7.Différences importantes en matière de taux de chômage

Le problème se pose depuis longtemps et la situation ne change pratiquement pas: il y a de grandes différences en taux d’emploi entre les régions limitrophes. En Flandre, le taux d’emploi s’élève à 72%, en Wallonie à 61,4% et à Bruxelles à 58,5%. Les différences entre les provinces limitrophes restent également considérables. Au Limbourg par exemple, le taux de chômage est de 6% alors que dans la province de Liège, il est de 13,2%. En Flandre-Occidentale, c’est 4,2%, en Flandre-Orientale 4,3% et dans le Hainaut 13,2%. Il reste difficile d’activer les habitants du sud du pays.

8. Trop peu d’investissements en infrastructure

Pour la Banque Nationale, les gouvernements doivent investir dans des projets suffisamment productifs tels que les infrastructures, tant les nouvelles constructions que les travaux d’entretien. En Belgique, ces investissements sont très faibles, en témoignent les histoires récentes de débris dans les tunnels, de nombreux trous dans les routes et de toits percés dans les musées.

9. Les objectifs budgétaires n’ont pas été atteints

Les objectifs budgétaires n’ont pas été atteints « après avoir été postposés plusieurs fois ces dernières années ». Pour 2014 et 2015 réunis, la Belgique s’écarte d’un point du PIB de la diminution prévue du déficit budgétaire structurel. En 2015, « très peu de progrès ont été réalisés en matière d’assainissement budgétaire » dénonce le rapport. Établir des budgets sérieux et s’y tenir, cela reste un problème pour nos gouvernements.

10. La dette publique et le vieillissement.

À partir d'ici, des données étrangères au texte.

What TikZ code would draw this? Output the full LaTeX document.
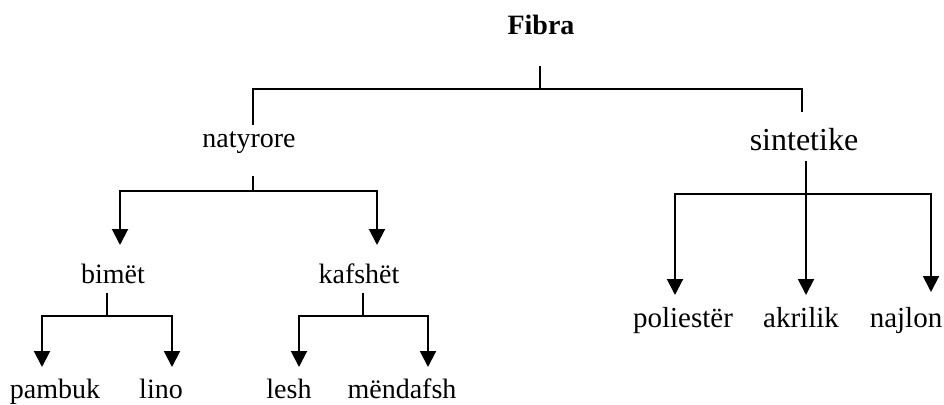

La dette publique, qui s’élève à 106,5% du PIB, demeure très élevée et très éloignée des 60% préconisés par le Traité de Maastricht. Si les réformes des pensions ont un peu fait baisser les coûts liés au vieillissement, la Banque Nationale souligne que « la soutenabilité des finances publiques belges est inquiétante » quand on voit l’association entre les coûts de vieillissement élevés et les dettes publiques colossales. Aussi le gouvernement actuel doit-il s’occuper d’abord et avant tout l’assainissement des finances publiques.